Testing continued throughout the countdown and H-IIA was prepared for its automatic countdown sequence heading into the last hour of the day’s count. As the countdown switched to auto-mode at X-4.5 minutes, H-IIA pressurized its propellant tanks, transferred to internal power and switched to onboard control before activating thermal batteries and completing a final thrust vector control check to clear the way for ignition.
The LE-7A engine was commanded to ignite at X-5.2 seconds, soaring to 86,000 Kilogram-force of thrust before the four boosters were fired up when clock hit zero – catapulting H-IIA off its launch pad with a thrust of 1,034 metric ton-force. After rising vertically for just a few seconds, H-IIA made its pitch and roll maneuver, starting a south-easterly flight path across the Pacific Ocean.
Heading uphill, H-IIA pushed through the sound barrier and passed Maximum Dynamic Pressure at the one-minute mark into the flight – burning 2,550 Kilograms of propellant each second of powered flight. Each of the SRB-A3 boosters of the H-IIA rocket delivered 2,305 Kilonewtons of thrust, measuring 15.1 meters in length and 2.5m in diameter, burning 66 metric tons of propellant during the first 116 seconds of powered flight.

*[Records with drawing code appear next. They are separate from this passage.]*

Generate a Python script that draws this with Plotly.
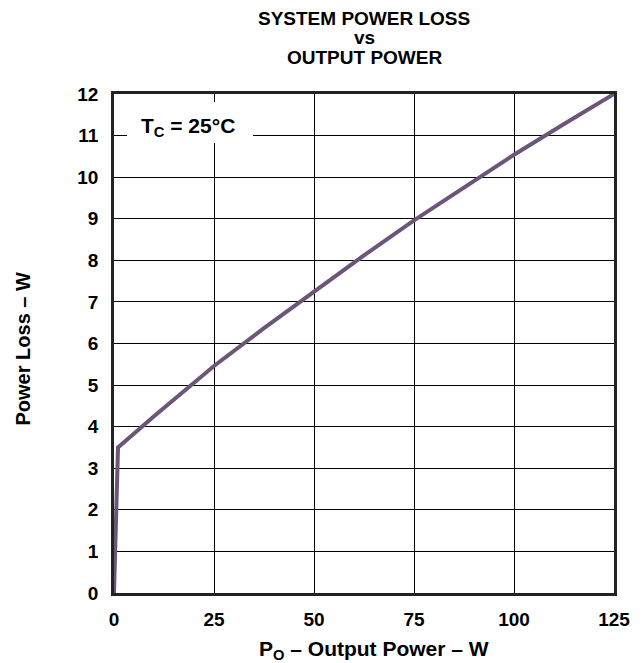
import plotly.graph_objects as go

output_power = [0, 1, 10, 25, 37.5, 50, 62.5, 75, 87.5, 100, 112.5, 125]
power_loss = [0, 3.5, 4.25, 5.46, 6.37, 7.25, 8.12, 8.96, 9.76, 10.54, 11.28, 12.0]

x_ticks = [0, 25, 50, 75, 100, 125]
y_ticks = list(range(0, 13))

title_lines = ["SYSTEM POWER LOSS", "vs", "OUTPUT POWER"]

FONT = "Liberation Sans, Arial, sans-serif"

# page body has an 8px margin; figure sized to fit the window
W, H = 634, 655
L, R, T, B = 106, 28, 86, 70
PH = H - T - B

fig = go.Figure()
fig.add_trace(go.Scatter(
    x=output_power, y=power_loss, mode="lines",
    line=dict(color="#6b5578", width=4),
    showlegend=False, hoverinfo="skip",
))

fig.update_layout(
    width=W, height=H,
    margin=dict(l=L, r=R, t=T, b=B, autoexpand=False),
    paper_bgcolor="white", plot_bgcolor="white",
    font=dict(family=FONT, color="black"),
    xaxis=dict(
        range=[0, 125], tickvals=x_ticks, ticktext=[f"<b>{v}</b>" for v in x_ticks],
        showgrid=True, gridcolor="black", gridwidth=1,
        showline=True, linecolor="#222", linewidth=2.5, mirror=True,
        ticks="", ticklabelstandoff=7, tickfont=dict(size=19),
        zeroline=False, automargin=False,
    ),
    yaxis=dict(
        range=[0, 12], tickvals=y_ticks, ticktext=[f"<b>{v}</b>" for v in y_ticks],
        showgrid=True, gridcolor="black", gridwidth=1,
        showline=True, linecolor="#222", linewidth=2.5, mirror=True,
        ticks="", ticklabelstandoff=9, tickfont=dict(size=19),
        zeroline=False, automargin=False,
    ),
)

# chart title, one annotation per line (tight line spacing)
for line, fig_y in zip(title_lines, [10, 30, 49]):
    fig.add_annotation(
        x=0.5, y=1 + (T - fig_y) / PH, xref="paper", yref="paper",
        xanchor="center", yanchor="middle", showarrow=False,
        text=f"<b>{line}</b>",
        font=dict(size=19, family=FONT, color="black"),
    )

# axis titles
fig.add_annotation(
    x=0.5, y=0, xref="paper", yref="paper", xanchor="center", yanchor="middle",
    xshift=10, yshift=-57, showarrow=False,
    text="<b>P<sub>O</sub> – Output Power – W</b>",
    font=dict(size=21, family=FONT, color="black"),
)
fig.add_annotation(
    x=0, y=0.5, xref="paper", yref="paper", xanchor="center", yanchor="middle",
    xshift=-92, yshift=-6, textangle=-90, showarrow=False,
    text="<b>Power Loss – W</b>",
    font=dict(size=20, family=FONT, color="black"),
)

# white box behind the condition label
fig.add_shape(type="rect", xref="x", yref="y",
              x0=3.25, x1=34.75, y0=10.82, y1=11.81,
              fillcolor="white", line=dict(width=0), layer="above")
fig.add_annotation(
    x=18.6, y=11.2, xref="x", yref="y",
    text="<b>T<sub>C</sub> = 25°C</b>", showarrow=False,
    font=dict(size=21, family=FONT, color="black"),
)

fig.write_html("out.html")
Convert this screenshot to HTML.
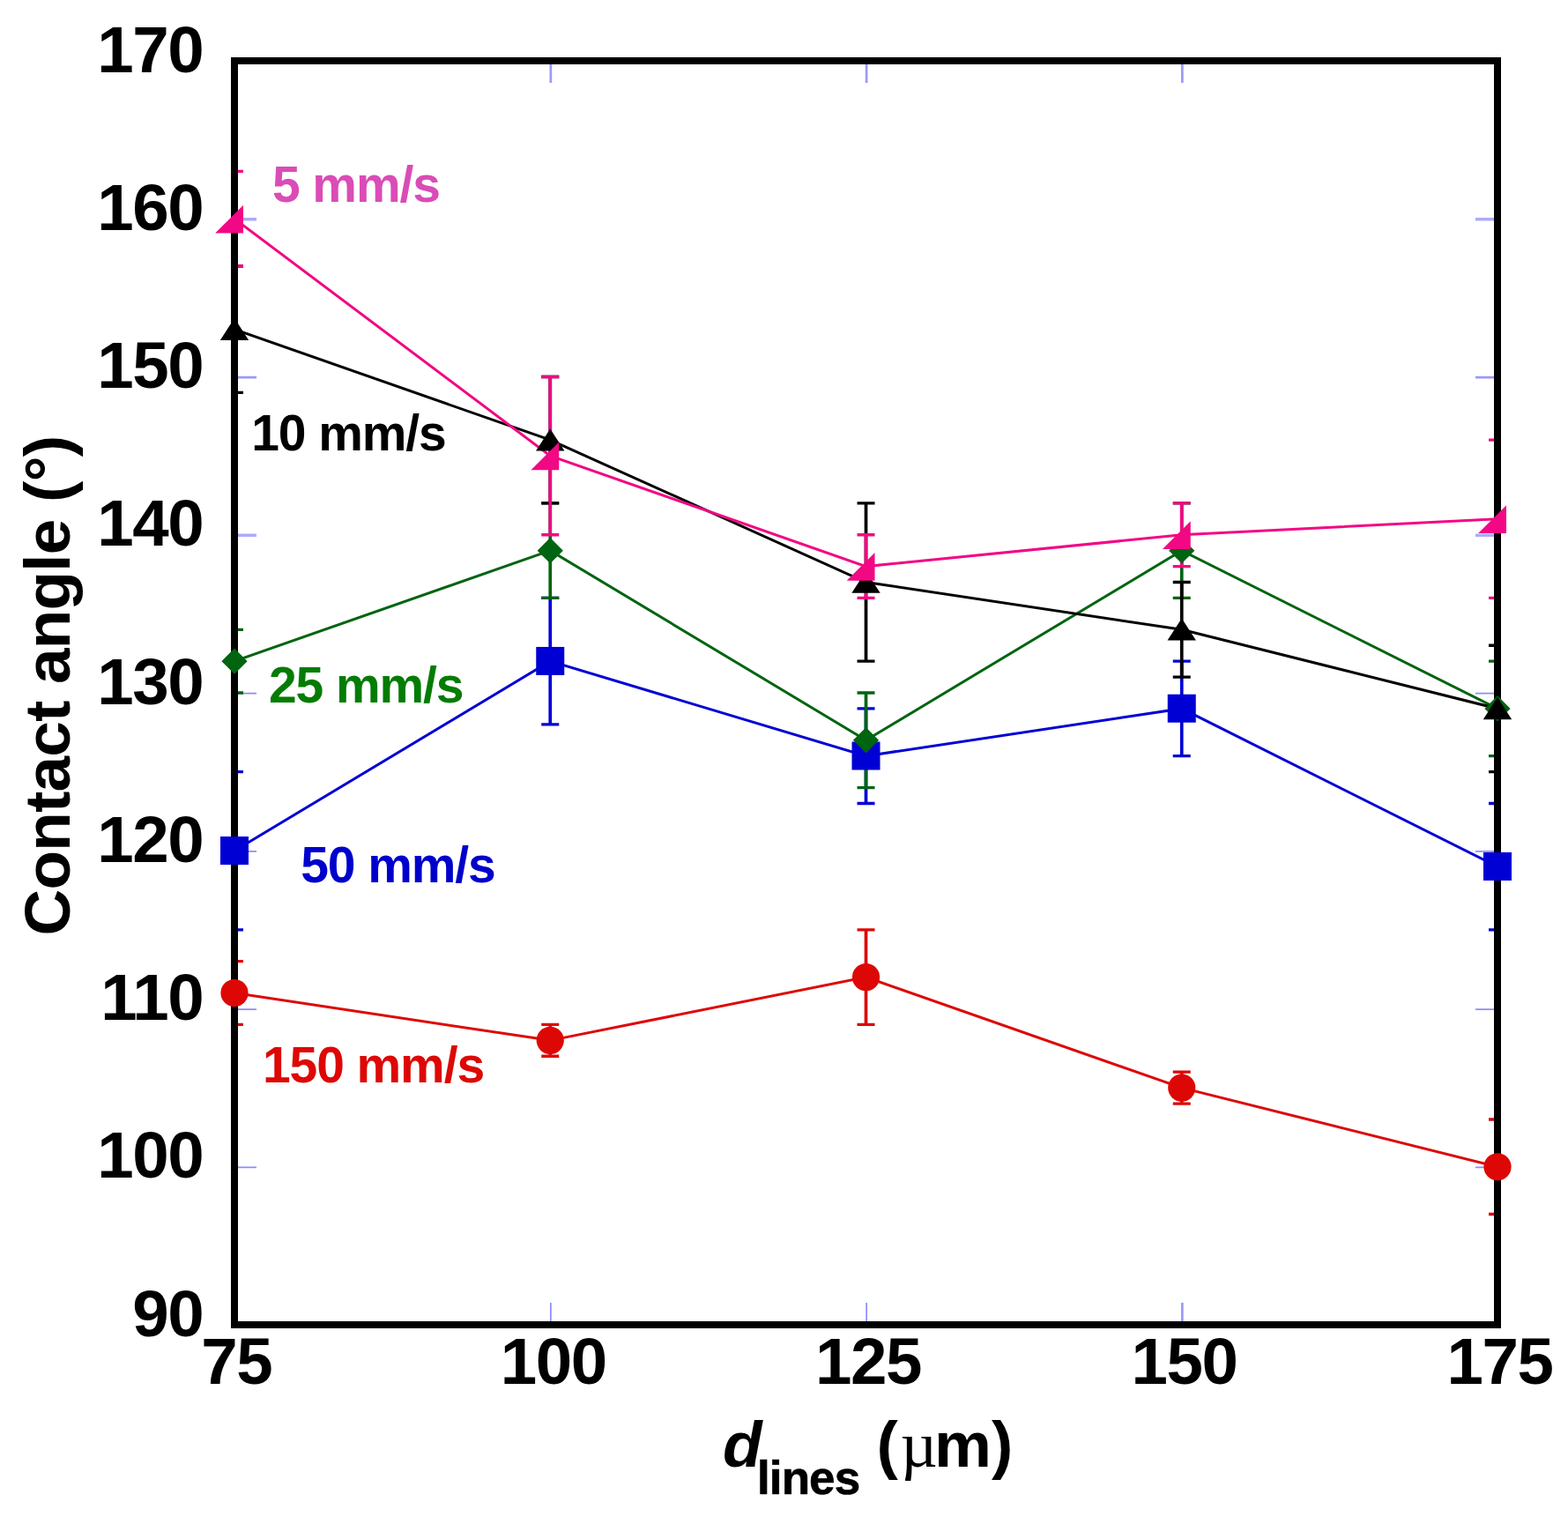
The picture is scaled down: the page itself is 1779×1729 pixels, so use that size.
<!DOCTYPE html>
<html lang="en">
<head>
<meta charset="utf-8">
<title>Contact angle vs line spacing</title>
<style>
html,body{margin:0;padding:0;background:#fff;}
body{width:1779px;height:1729px;overflow:hidden;}
svg{display:block;}
text{font-family:"Liberation Sans",sans-serif;font-weight:bold;white-space:pre;}
.tl{font-size:74.5px;letter-spacing:-1.4px;fill:#000;}
.sl{font-size:57px;letter-spacing:-1.1px;}
.al{font-size:73px;fill:#000;}
.yl{letter-spacing:-0.82px;}
.sub{font-size:53px;letter-spacing:-0.9px;stroke:#000;stroke-width:0.7px;}
.it{font-style:italic;}
.mu{font-family:"Liberation Serif",serif;font-weight:normal;}
</style>
</head>
<body>
<svg width="1779" height="1729" viewBox="0 0 1779 1729">
<rect x="0" y="0" width="1779" height="1729" fill="#fff"/>
<defs><clipPath id="plot"><rect x="266" y="69" width="1433" height="1434"/></clipPath></defs>
<g fill="none">
<path d="M270 248.85H291M1695 248.85H1674" stroke="#ababfc" stroke-width="3.5"/>
<path d="M270 428.1H291M1695 428.1H1674" stroke="#9a9afb" stroke-width="2.7"/>
<path d="M270 607.35H291M1695 607.35H1674" stroke="#ababfc" stroke-width="3.5"/>
<path d="M270 786.6H291M1695 786.6H1674" stroke="#8c8cfa" stroke-width="1.7"/>
<path d="M270 965.85H291M1695 965.85H1674" stroke="#8c8cfa" stroke-width="1.7"/>
<path d="M270 1145.1H291M1695 1145.1H1674" stroke="#8c8cfa" stroke-width="1.7"/>
<path d="M270 1324.35H291M1695 1324.35H1674" stroke="#8c8cfa" stroke-width="1.7"/>
<path d="M624.85 73V94" stroke="#9a9afb" stroke-width="2.7"/>
<path d="M624.85 1499V1478" stroke="#8c8cfa" stroke-width="1.7"/>
<path d="M983.1 73V94" stroke="#9a9afb" stroke-width="2.7"/>
<path d="M983.1 1499V1478" stroke="#8c8cfa" stroke-width="1.7"/>
<path d="M1341.35 73V94" stroke="#9a9afb" stroke-width="2.7"/>
<path d="M1341.35 1499V1478" stroke="#9a9afb" stroke-width="2.7"/>
</g>
<g clip-path="url(#plot)" fill="none">
<g stroke="#DD0806">
<path d="M266 1090.72V1162.42M624.25 1162.42V1198.27M982.5 1054.88V1162.42M1340.75 1216.2V1252.05M1699 1269.98V1377.52" stroke-width="3.7"/>
<path d="M256 1090.72H276M256 1162.42H276M614.25 1162.42H634.25M614.25 1198.27H634.25M972.5 1054.88H992.5M972.5 1162.42H992.5M1330.75 1216.2H1350.75M1330.75 1252.05H1350.75M1689 1269.98H1709M1689 1377.52H1709" stroke-width="3.3"/>
</g>
<g stroke="#0000D4">
<path d="M266 875.62V1054.88M624.25 678.45V821.85M982.5 803.92V911.48M1340.75 750.15V857.7M1699 911.48V1054.88" stroke-width="3.7"/>
<path d="M256 875.62H276M256 1054.88H276M614.25 678.45H634.25M614.25 821.85H634.25M972.5 803.92H992.5M972.5 911.48H992.5M1330.75 750.15H1350.75M1330.75 857.7H1350.75M1689 911.48H1709M1689 1054.88H1709" stroke-width="3.3"/>
</g>
<g stroke="#006411">
<path d="M266 714.3V786M624.25 570.9V678.45M982.5 786V893.55M1340.75 570.9V678.45M1699 750.15V857.7" stroke-width="3.7"/>
<path d="M256 714.3H276M256 786H276M614.25 570.9H634.25M614.25 678.45H634.25M972.5 786H992.5M972.5 893.55H992.5M1330.75 570.9H1350.75M1330.75 678.45H1350.75M1689 750.15H1709M1689 857.7H1709" stroke-width="3.3"/>
</g>
<g stroke="#000000">
<path d="M266 302.02V445.43M624.25 427.5V570.9M982.5 570.9V750.15M1340.75 660.52V768.07M1699 732.23V875.62" stroke-width="3.7"/>
<path d="M256 302.02H276M256 445.43H276M614.25 427.5H634.25M614.25 570.9H634.25M972.5 570.9H992.5M972.5 750.15H992.5M1330.75 660.52H1350.75M1330.75 768.07H1350.75M1689 732.23H1709M1689 875.62H1709" stroke-width="3.3"/>
</g>
<g stroke="#F20884">
<path d="M266 194.47V302.02M624.25 427.5V606.75M982.5 606.75V678.45M1340.75 570.9V642.6M1699 499.2V678.45" stroke-width="3.7"/>
<path d="M256 194.47H276M256 302.02H276M614.25 427.5H634.25M614.25 606.75H634.25M972.5 606.75H992.5M972.5 678.45H992.5M1330.75 570.9H1350.75M1330.75 642.6H1350.75M1689 499.2H1709M1689 678.45H1709" stroke-width="3.3"/>
</g>
<polyline points="266,1126.58 624.25,1180.35 982.5,1108.65 1340.75,1234.12 1699,1323.75" stroke="#DD0806" stroke-width="3.0"/>
<polyline points="266,965.25 624.25,750.15 982.5,857.7 1340.75,803.92 1699,983.17" stroke="#0000D4" stroke-width="3.0"/>
<polyline points="266,750.15 624.25,624.68 982.5,839.77 1340.75,624.68 1699,803.92" stroke="#006411" stroke-width="3.0"/>
<polyline points="266,373.72 624.25,499.2 982.5,660.52 1340.75,714.3 1699,803.92" stroke="#000000" stroke-width="3.0"/>
<polyline points="266,248.25 624.25,517.12 982.5,642.6 1340.75,606.75 1699,588.82" stroke="#F20884" stroke-width="3.0"/>
</g>
<rect x="266" y="69" width="1433" height="1434" fill="none" stroke="#000" stroke-width="8"/>
<g>
<circle cx="266" cy="1126.58" r="15.6" fill="#DD0806"/>
<circle cx="624.25" cy="1180.35" r="15.6" fill="#DD0806"/>
<circle cx="982.5" cy="1108.65" r="15.6" fill="#DD0806"/>
<circle cx="1340.75" cy="1234.12" r="15.6" fill="#DD0806"/>
<circle cx="1699" cy="1323.75" r="15.6" fill="#DD0806"/>
</g>
<g>
<rect x="250" y="949.05" width="32" height="32" fill="#0000D4"/>
<rect x="608.25" y="733.95" width="32" height="32" fill="#0000D4"/>
<rect x="966.5" y="841.5" width="32" height="32" fill="#0000D4"/>
<rect x="1324.75" y="787.72" width="32" height="32" fill="#0000D4"/>
<rect x="1683" y="966.97" width="32" height="32" fill="#0000D4"/>
</g>
<g>
<polygon points="266,735.55 280.6,750.15 266,764.75 251.4,750.15" fill="#006411"/>
<polygon points="624.25,610.08 638.85,624.68 624.25,639.28 609.65,624.68" fill="#006411"/>
<polygon points="982.5,825.17 997.1,839.77 982.5,854.38 967.9,839.77" fill="#006411"/>
<polygon points="1340.75,610.08 1355.35,624.68 1340.75,639.28 1326.15,624.68" fill="#006411"/>
<polygon points="1699,789.32 1713.6,803.92 1699,818.52 1684.4,803.92" fill="#006411"/>
</g>
<g>
<polygon points="266,360.92 282.2,386.02 249.8,386.02" fill="#000000"/>
<polygon points="624.25,486.4 640.45,511.5 608.05,511.5" fill="#000000"/>
<polygon points="982.5,647.73 998.7,672.82 966.3,672.82" fill="#000000"/>
<polygon points="1340.75,701.5 1356.95,726.6 1324.55,726.6" fill="#000000"/>
<polygon points="1699,791.12 1715.2,816.22 1682.8,816.22" fill="#000000"/>
</g>
<g>
<polygon points="244.2,264.45 276,264.45 276,232.65" fill="#F20884"/>
<polygon points="602.45,533.33 634.25,533.33 634.25,501.52" fill="#F20884"/>
<polygon points="960.7,658.8 992.5,658.8 992.5,627" fill="#F20884"/>
<polygon points="1318.95,622.95 1350.75,622.95 1350.75,591.15" fill="#F20884"/>
<polygon points="1677.2,605.02 1709,605.02 1709,573.22" fill="#F20884"/>
</g>
<text id="y170" class="tl" x="110.25" y="81.6">170</text>
<text id="y160" class="tl" x="110.25" y="260.85">160</text>
<text id="y150" class="tl" x="110.25" y="440.1">150</text>
<text id="y140" class="tl" x="110.25" y="619.35">140</text>
<text id="y130" class="tl" x="110.25" y="798.6">130</text>
<text id="y120" class="tl" x="110.25" y="977.85">120</text>
<text id="y110" class="tl" x="114.25" y="1157.1">110</text>
<text id="y100" class="tl" x="110.25" y="1336.35">100</text>
<text id="y90" class="tl" x="150.25" y="1515.6">90</text>
<text id="x75" class="tl" x="228.26" y="1570.3">75</text>
<text id="x100" class="tl" x="567.76" y="1570.3">100</text>
<text id="x125" class="tl" x="925" y="1570.3">125</text>
<text id="x150" class="tl" x="1283.51" y="1570.3">150</text>
<text id="x175" class="tl" x="1641.38" y="1570.3">175</text>
<text id="s5" class="sl" x="309" y="228.6" fill="#DA4CB6">5 mm/s</text>
<text id="s10" class="sl" x="285.25" y="511.2" fill="#000000">10 mm/s</text>
<text id="s25" class="sl" x="305" y="797.2" fill="#047C04">25 mm/s</text>
<text id="s50" class="sl" x="341.25" y="1000.8" fill="#0000CC">50 mm/s</text>
<text id="s150" class="sl" x="298" y="1228.1" fill="#DD0806">150 mm/s</text>
<text id="yl" class="al yl" transform="translate(78.9 1061.5) rotate(-90)" x="0" y="0">Contact angle (°)</text>
<text id="xl" class="al" y="1663.5"><tspan class="it" x="820">d</tspan><tspan class="sub" x="859" y="1695">lines</tspan><tspan x="974.5" y="1663.5"> </tspan><tspan x="994.5">(</tspan><tspan class="mu" x="1021.4">µ</tspan><tspan x="1060.1">m</tspan><tspan x="1125">)</tspan></text>
</svg>
</body>
</html>
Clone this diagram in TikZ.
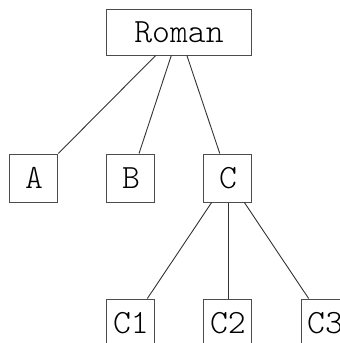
\documentclass[tikz,border=0pt]{standalone}
\usepackage{fontspec}
\setmonofont{Latin Modern Mono Light}
\usepackage{tikz}
\usetikzlibrary{positioning}

\begin{document}
\begin{tikzpicture}[
    node distance=98pt and 48pt,
    top/.style={rectangle, draw=black!70, line width=1pt, minimum width=145pt, minimum height=46pt, font=\ttfamily\fontsize{34}{40}\selectfont},
    leaf/.style={rectangle, draw=black!70, line width=1pt, minimum size=48pt, inner sep=0pt, font=\ttfamily\fontsize{34}{40}\selectfont},
    edge/.style={draw=black!80, line width=0.9pt}
]
    \useasboundingbox (-179pt,-311pt) rectangle (161pt,32pt);
    \clip (-179pt,-311pt) rectangle (161pt,32pt);

    \node [top] (roman) at (0,0) {Roman};
    \node [leaf, below=98pt of roman, xshift=-48pt] (b) {B};
    \node [leaf, left=of b] (a) {A};
    \node [leaf, right=of b] (c) {C};

    \node [leaf, below=96pt of c] (c2) {C2};
    \node [leaf, left=of c2] (c1) {C1};
    \node [leaf, right=of c2] (c3) {C3};

    \draw [edge] (roman) -- (a);
    \draw [edge] (roman) -- (b);
    \draw [edge] (roman) -- (c);
    \draw [edge] (c) -- (c1);
    \draw [edge] (c) -- (c2);
    \draw [edge] (c) -- (c3);
\end{tikzpicture}
\end{document}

Burnout of the boosters was sensed by their declining chamber pressure after they helped accelerate the rocket to over 2 Kilometers per second. To ensure the boosters tailed off any residual thrust and made an off-shore impact, H-IIA held them for another ten seconds. Separation of the boosters was accomplished using pyrotechnics to cut the structural connection of the boosters that then rotated outward on thrust struts for a clean separation.
After the boosters dropped away, H-IIA continued onward powered by its core stage alone, burning 260 Kilograms of cryogenics per second to generate 109,000 Kilogram-force of thrust as the vehicle departed the dense atmosphere.
Overall, the first stage of the H-IIA is 37.2 meters long and 4 meters in diameter, hosting the 3.7-meter long LE-7A engine that burned through a total of 103 metric tons of propellants. Passing 150 Kilometers in altitude, just over three minutes and into the flight, H-IIA separated its four-meter payload fairing, revealing the DSN-2 satellite as aerodynamic forces were no longer a danger.
Approximately six minutes and 40 seconds into the flight, the first stage shut down its LE-7A engine after boosting the vehicle to over 6 Kilometers per second. Stage separation occurred eight seconds later and was followed after another six seconds by the ignition of the LE-5B engine of the second stage.
The second stage of the H-IIA is 9.2 meters long with a diameter of 4 meters, operating at a nominal thrust of 13,970 Kilogram-force. The second-stage’s first burn was around five minutes in duration and lifted the stack into a preliminary parking orbit just over 200 Kilometers in altitude.
Following completion of the mission’s initial propulsive phase was a coast phase of around 12 minutes to allow the vehicle to continue heading south east in order to fire the engine again when passing the equator so that the high-point of the orbit can be placed above the equator as well – standard practice in GTO launches. The second burn was expected to be around three minutes in duration and significantly raise the apogee of the orbit and set up for separation of the DSN-2 satellite just over half an hour after launch.
Given the secretive nature of the mission, no target orbital parameters were released. Orbital data for the satellite will not be available through official channels, though satellite trackers will likely identify the spacecraft and keep tabs on where it will settle in Geostationary Orbit.
Japan’s next orbital launch is set for March 16 when H-IIA will lift a classified IGS reconnaissance satellite.